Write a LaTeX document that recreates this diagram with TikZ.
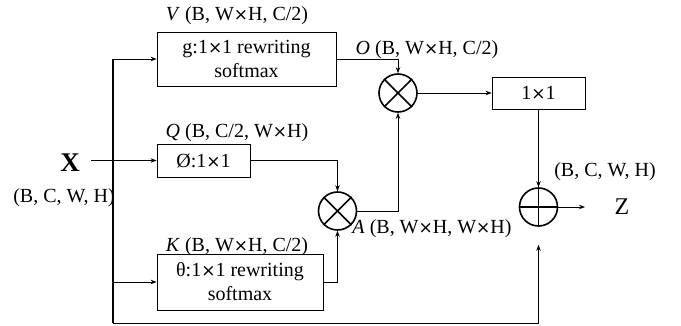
\documentclass[tikz,border=0pt]{standalone}
\usepackage{fontspec}
\setmainfont{Liberation Serif}
\newfontfamily\symfont[Scale=0.85]{DejaVu Sans}
\newcommand\tms{{\symfont ×}}
\usetikzlibrary{arrows.meta}
\begin{document}
\begin{tikzpicture}[x=1pt,y=-1pt,
  every node/.style={font=\fontsize{20}{24}\selectfont},
  box/.style={draw,line width=0.8pt,inner sep=0pt,align=center},
  lbl/.style={inner sep=0pt,anchor=center},
  opc/.style={draw,circle,line width=1.6pt,minimum size=38pt,inner sep=0pt},
  conn/.style={line width=0.8pt},
  arr/.style={line width=0.8pt,-{Stealth[length=6pt,width=4.5pt]}},
  trunk/.style={line width=1.3pt}]
\path[use as bounding box] (0,0) rectangle (681,326);
% boxes
\node[box,minimum width=179pt,minimum height=54pt] (V) at (246.5,59) {g:1\tms1 rewriting\\softmax};
\node[box,minimum width=93pt,minimum height=33pt] (Q) at (203.5,160.5) {Ø:1\tms1};
\node[box,minimum width=166pt,minimum height=56pt] (K) at (240,282) {θ:1\tms1 rewriting\\softmax};
\node[box,minimum width=93pt,minimum height=32pt] (C) at (538.5,93) {1\tms1};
% operators
\node[opc] (T1) at (398,93) {};
\node[opc] (T2) at (337.5,211) {};
\node[opc] (P) at (538.5,207) {};
\draw[line width=1.6pt] (T1.north east) -- (T1.south west) (T1.north west) -- (T1.south east);
\draw[line width=1.6pt] (T2.north east) -- (T2.south west) (T2.north west) -- (T2.south east);
\draw[line width=1.6pt] (P.north) -- (P.south) (P.west) -- (P.east);
% labels
\node[lbl] (Vl) at (237,16) {\textit{V} (B, W\tms H, C/2)};
\node[lbl] (Ql) at (237,133) {\textit{Q} (B, C/2, W\tms H)};
\node[lbl] (Kl) at (237,247) {\textit{K} (B, W\tms H, C/2)};
\node[lbl] (Ol) at (427,50) {\textit{O} (B, W\tms H, C/2)};
\node[lbl] (Al) at (432,229) {\textit{A} (B, W\tms H, W\tms H)};
\node[lbl] (Zl) at (605,172) {(B, C, W, H)};
\node[lbl,font=\fontsize{27}{28}\selectfont\bfseries] (X) at (70,163) {X};
\node[lbl] (Xl) at (64,198) {(B, C, W, H)};
\node[lbl,font=\fontsize{24}{26}\selectfont] (Z) at (622,207) {Z};
% coordinates
\coordinate (Xs) at (91,160.5);
\coordinate (tTop) at (113,59);
\coordinate (tBot) at (113,323);
\coordinate (bR) at (538.5,323);
\coordinate (Ze) at (585,207);
% connectors
\draw[arr] (Xs) -- (Q.west);
\draw[trunk] (tTop) -- (tBot);
\draw[arr] (tTop) -- (V.west);
\draw[arr] (113,282) -- (K.west);
\draw[conn] (tBot) -- (bR);
\draw[arr,shorten >=18pt] (bR) -- (P.south);
\draw[arr] (V.east) -| (T1.north);
\draw[arr] (Q.east) -| (T2.north);
\draw[arr] (K.east) -| (T2.south);
\draw[arr] (T2.east) -| (T1.south);
\draw[arr] (T1.east) -- (C.west);
\draw[arr] (C.south) -- (P.north);
\draw[arr] (P.east) -- (Ze);
\end{tikzpicture}
\end{document}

[Stated task]
Every line of the data above should be quoted exactly. Omit the pictures.

[Reply to the exercise]
Write a LaTeX document that recreates this diagram with TikZ.
\documentclass[tikz,border=0pt]{standalone}
\usepackage{fontspec}
\setmainfont{Liberation Serif}
\newfontfamily\symfont[Scale=0.85]{DejaVu Sans}
\newcommand\tms{{\symfont ×}}
\usetikzlibrary{arrows.meta}
\begin{document}
\begin{tikzpicture}[x=1pt,y=-1pt,
  every node/.style={font=\fontsize{20}{24}\selectfont},
  box/.style={draw,line width=0.8pt,inner sep=0pt,align=center},
  lbl/.style={inner sep=0pt,anchor=center},
  opc/.style={draw,circle,line width=1.6pt,minimum size=38pt,inner sep=0pt},
  conn/.style={line width=0.8pt},
  arr/.style={line width=0.8pt,-{Stealth[length=6pt,width=4.5pt]}},
  trunk/.style={line width=1.3pt}]
\path[use as bounding box] (0,0) rectangle (681,326);
% boxes
\node[box,minimum width=179pt,minimum height=54pt] (V) at (246.5,59) {g:1\tms1 rewriting\\softmax};
\node[box,minimum width=93pt,minimum height=33pt] (Q) at (203.5,160.5) {Ø:1\tms1};
\node[box,minimum width=166pt,minimum height=56pt] (K) at (240,282) {θ:1\tms1 rewriting\\softmax};
\node[box,minimum width=93pt,minimum height=32pt] (C) at (538.5,93) {1\tms1};
% operators
\node[opc] (T1) at (398,93) {};
\node[opc] (T2) at (337.5,211) {};
\node[opc] (P) at (538.5,207) {};
\draw[line width=1.6pt] (T1.north east) -- (T1.south west) (T1.north west) -- (T1.south east);
\draw[line width=1.6pt] (T2.north east) -- (T2.south west) (T2.north west) -- (T2.south east);
\draw[line width=1.6pt] (P.north) -- (P.south) (P.west) -- (P.east);
% labels
\node[lbl] (Vl) at (237,16) {\textit{V} (B, W\tms H, C/2)};
\node[lbl] (Ql) at (237,133) {\textit{Q} (B, C/2, W\tms H)};
\node[lbl] (Kl) at (237,247) {\textit{K} (B, W\tms H, C/2)};
\node[lbl] (Ol) at (427,50) {\textit{O} (B, W\tms H, C/2)};
\node[lbl] (Al) at (432,229) {\textit{A} (B, W\tms H, W\tms H)};
\node[lbl] (Zl) at (605,172) {(B, C, W, H)};
\node[lbl,font=\fontsize{27}{28}\selectfont\bfseries] (X) at (70,163) {X};
\node[lbl] (Xl) at (64,198) {(B, C, W, H)};
\node[lbl,font=\fontsize{24}{26}\selectfont] (Z) at (622,207) {Z};
% coordinates
\coordinate (Xs) at (91,160.5);
\coordinate (tTop) at (113,59);
\coordinate (tBot) at (113,323);
\coordinate (bR) at (538.5,323);
\coordinate (Ze) at (585,207);
% connectors
\draw[arr] (Xs) -- (Q.west);
\draw[trunk] (tTop) -- (tBot);
\draw[arr] (tTop) -- (V.west);
\draw[arr] (113,282) -- (K.west);
\draw[conn] (tBot) -- (bR);
\draw[arr,shorten >=18pt] (bR) -- (P.south);
\draw[arr] (V.east) -| (T1.north);
\draw[arr] (Q.east) -| (T2.north);
\draw[arr] (K.east) -| (T2.south);
\draw[arr] (T2.east) -| (T1.south);
\draw[arr] (T1.east) -- (C.west);
\draw[arr] (C.south) -- (P.north);
\draw[arr] (P.east) -- (Ze);
\end{tikzpicture}
\end{document}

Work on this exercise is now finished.